Des ouvrages tels que Die Lawinen der Schweizer Alpen (1888) et Statistik und Verbau der Lawinen in den Schweizeralpen (1910) écrit par l’inspecteur fédéral des forêts Johann Coaz continuent d’être considérés comme des documents de référence précieux par les praticiens, notamment pour la création des cartes des risques.
«Je ne suis pas au courant que l’Autriche possède des documents comparables», dit Jürg Schweizer, qui estime que la connaissance de la Suisse en matière de gestion des avalanches est «plus structurée et développée» que celle de sa voisine, en partie à cause des structures de gouvernance différentes.
Et le directeur d’ajouter: «Au XIXe siècle, l’Autriche appartenait à un empire. Je ne sais pas si les villages étaient bien pris en charge. En Suisse, il y a toujours eu un fort sentiment d’auto-organisation, car les villages étaient plus ou moins indépendants.»
Cela dit, l’expérience et les compétences en matière d’avalanches sont aussi le fruit des catastrophes et des accidents qu’elles ont provoqués. Selon Stefan Margreth, ingénieur civil et spécialiste des mesures de protection, l’hiver 1951, les avalanches ont entrainé la mort de près de 100 personnes. C’est le début des mesures visant à atténuer l’impact des avalanches en Suisse. «C’est à ce moment-là que les bulletins d’avalanche, la cartographie des risques et les projets d’atténuation ont vraiment décollé», explique-t-il.
La première carte des risques d’avalanche a été créée en Suisse en 1954. Des structures de défense telles que des ponts en acier et des filets à neige ont poussé au-dessus des forêts à travers les Alpes suisses. Aujourd’hui, ils s’étendent sur plus de 1000 kilomètres et protègent des endroits clé comme la station de Davos.

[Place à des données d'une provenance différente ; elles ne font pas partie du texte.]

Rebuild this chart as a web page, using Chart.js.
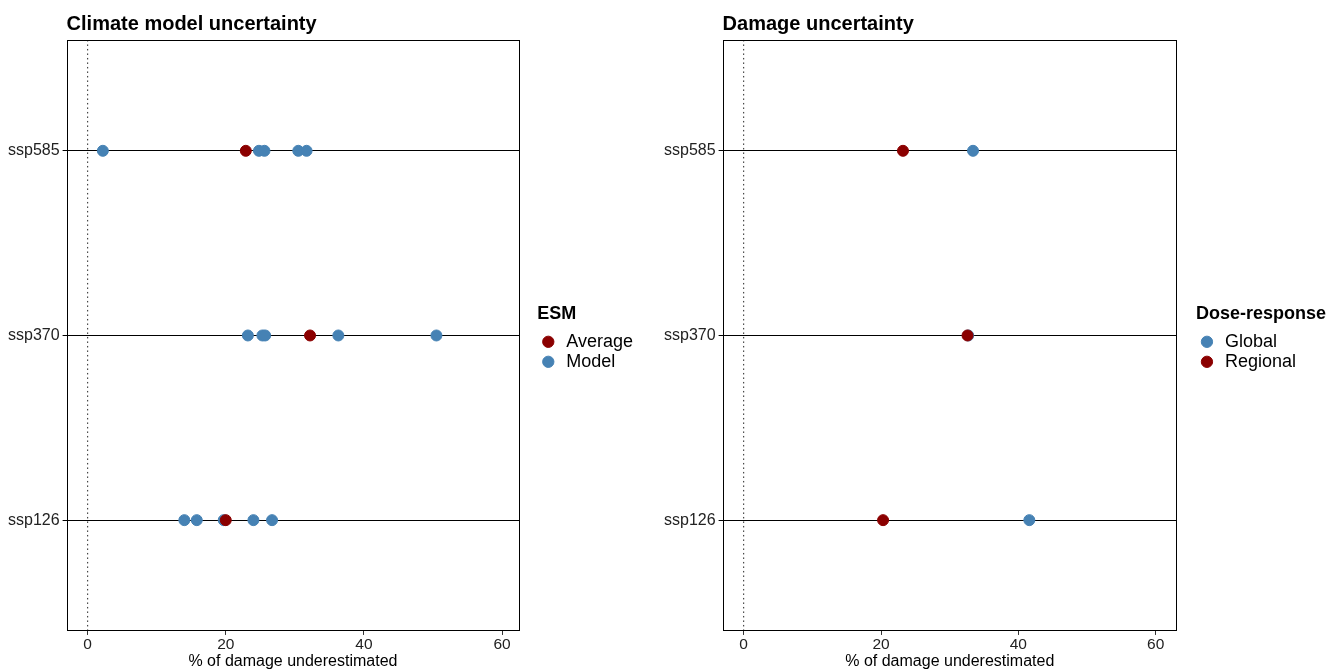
<!DOCTYPE html>
<html>
<head>
<meta charset="utf-8">
<script src="https://cdn.jsdelivr.net/npm/chart.js@4.4.1/dist/chart.umd.min.js"></script>
<style>
  html, body { margin: 0; padding: 0; background: #fff; }
  .panel { position: absolute; top: 0; height: 670px; }
  #left { left: 0; width: 660px; }
  #right { left: 660px; width: 667px; }
</style>
</head>
<body>
<div class="panel" id="left"><canvas id="climate"></canvas></div>
<div class="panel" id="right"><canvas id="damage"></canvas></div>
<script>
// scenarios, top to bottom, and where they sit on the y scale
const scenarios = ['ssp585', 'ssp370', 'ssp126'];
const scenarioPos = [3, 2, 1];
const xTicks = [0, 20, 40, 60];

// climate model uncertainty (ESM)
const esmAverage = [22.9, 32.2, 20.0];
const esmModel = [
    [2.2, 24.8, 25.6, 30.5, 31.7],
    [23.2, 25.3, 25.7, 36.3, 50.5],
    [14.0, 15.8, 19.7, 24.0, 26.7]
];

// damage uncertainty (dose-response)
const doseGlobal = [33.4, 32.7, 41.6];
const doseRegional = [23.2, 32.6, 20.3];

const RED = '#8B0000';
const BLUE = '#4682B4';

Chart.defaults.font.family = '"Liberation Sans", Arial, sans-serif';
Chart.defaults.color = '#000';
Chart.defaults.animation = false;

// panel frame + left-aligned panel title
const framePlugin = {
    id: 'frame',
    afterDraw(chart, args, opts) {
        const { ctx, chartArea: a } = chart;
        ctx.save();
        ctx.strokeStyle = '#000';
        ctx.lineWidth = 1;
        ctx.strokeRect(Math.round(a.left) + 0.5, Math.round(a.top) + 0.5,
            Math.round(a.width) - 1, Math.round(a.height) - 1);
        ctx.font = 'bold 20px "Liberation Sans", Arial, sans-serif';
        ctx.fillStyle = '#000';
        ctx.textBaseline = 'alphabetic';
        ctx.fillText(opts.text, a.left, a.top - 10);
        ctx.restore();
    }
};

// nudge the legend box away from the plot like ggplot does
const legendShift = {
    id: 'legendShift',
    afterLayout(chart, args, opts) {
        const lg = chart.legend;
        if (!lg) return;
        lg.left += opts.dx;
        lg.right = chart.width;
        lg.width = lg.right - lg.left;
        lg.top += opts.dy;
        lg.bottom += opts.dy;
    }
};

function points(values) {
    return values.map((v, i) => ({ x: v, y: scenarioPos[i] }));
}

function nested(groups) {
    const out = [];
    groups.forEach((g, i) => g.forEach(v => out.push({ x: v, y: scenarioPos[i] })));
    return out;
}

function zeroLine() {
    return {
        type: 'line',
        label: 'zero',
        data: [{ x: 0, y: 0.4 }, { x: 0, y: 3.6 }],
        borderColor: '#222',
        borderWidth: 1,
        borderDash: [1.5, 3],
        pointRadius: 0,
        order: 10
    };
}

function makeChart(id, title, legendTitle, datasets, xMin, xMax, pad, shift) {
    return new Chart(document.getElementById(id), {
        type: 'scatter',
        data: { datasets: datasets.concat([zeroLine()]) },
        options: {
            responsive: true,
            maintainAspectRatio: false,
            layout: { padding: pad },
            plugins: {
                frame: { text: title },
                legendShift: shift,
                tooltip: { enabled: false },
                legend: {
                    position: 'right',
                    align: 'center',
                    title: {
                        display: true,
                        text: legendTitle,
                        position: 'start',
                        font: { size: 18, weight: 'bold' },
                        padding: { top: 0, bottom: 4 }
                    },
                    labels: {
                        usePointStyle: true,
                        pointStyle: 'circle',
                        boxWidth: 18,
                        boxHeight: 8,
                        padding: 2,
                        font: { size: 18 },
                        filter: item => item.text !== 'zero',
                        sort: (a, b) => a.datasetIndex - b.datasetIndex
                    }
                }
            },
            scales: {
                x: {
                    type: 'linear',
                    min: xMin,
                    max: xMax,
                    afterBuildTicks: axis => { axis.ticks = xTicks.map(v => ({ value: v })); },
                    grid: { drawOnChartArea: false, drawTicks: true, tickLength: 4, color: '#333' },
                    border: { display: false },
                    ticks: { font: { size: 15.5, lineHeight: 1.1 }, color: '#222', padding: 1, maxRotation: 0 },
                    title: {
                        display: true,
                        text: '% of damage underestimated',
                        font: { size: 16, lineHeight: 1 },
                        color: '#000',
                        padding: { top: 0, bottom: 0 }
                    }
                },
                y: {
                    type: 'linear',
                    min: 0.4,
                    max: 3.6,
                    afterBuildTicks: axis => { axis.ticks = scenarioPos.map(v => ({ value: v })); },
                    grid: { color: '#000', lineWidth: 1, drawTicks: true, tickLength: 4 },
                    border: { display: false },
                    ticks: {
                        font: { size: 16 },
                        color: '#222',
                        padding: 3,
                        callback: v => scenarios[scenarioPos.indexOf(v)]
                    }
                }
            }
        },
        plugins: [framePlugin, legendShift]
    });
}

makeChart('climate', 'Climate model uncertainty', 'ESM', [
    { label: 'Average', data: points(esmAverage), backgroundColor: RED, borderColor: RED,
      pointRadius: 5.5, order: 1 },
    { label: 'Model', data: nested(esmModel), backgroundColor: BLUE, borderColor: BLUE,
      pointRadius: 5.5, order: 2 }
], -3.05, 62.5, { top: 40, left: 5, right: 35, bottom: 0 }, { dx: 18, dy: -16 });

makeChart('damage', 'Damage uncertainty', 'Dose-response', [
    { label: 'Global', data: points(doseGlobal), backgroundColor: BLUE, borderColor: BLUE,
      pointRadius: 5.5, order: 2 },
    { label: 'Regional', data: points(doseRegional), backgroundColor: RED, borderColor: RED,
      pointRadius: 5.5, order: 1 }
], -3.07, 63.1, { top: 40, left: 1, right: 40, bottom: 0 }, { dx: 19, dy: -16 });
</script>
</body>
</html>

Pourtant, malgré ces progrès et une masse croissante de connaissances, les experts admettent que les avalanches sont extrêmement imprévisibles et que de nombreuses questions scientifiques demeurent sans réponse, comme la façon dont une fissure se développe dans le manteau neigeux.
«Les avalanches sont très complexes. Aujourd’hui, il n’est pas possible de dire sur quelle pente il y aura une avalanche demain – personne ne le sait vraiment», rappelle Stefan Margreth.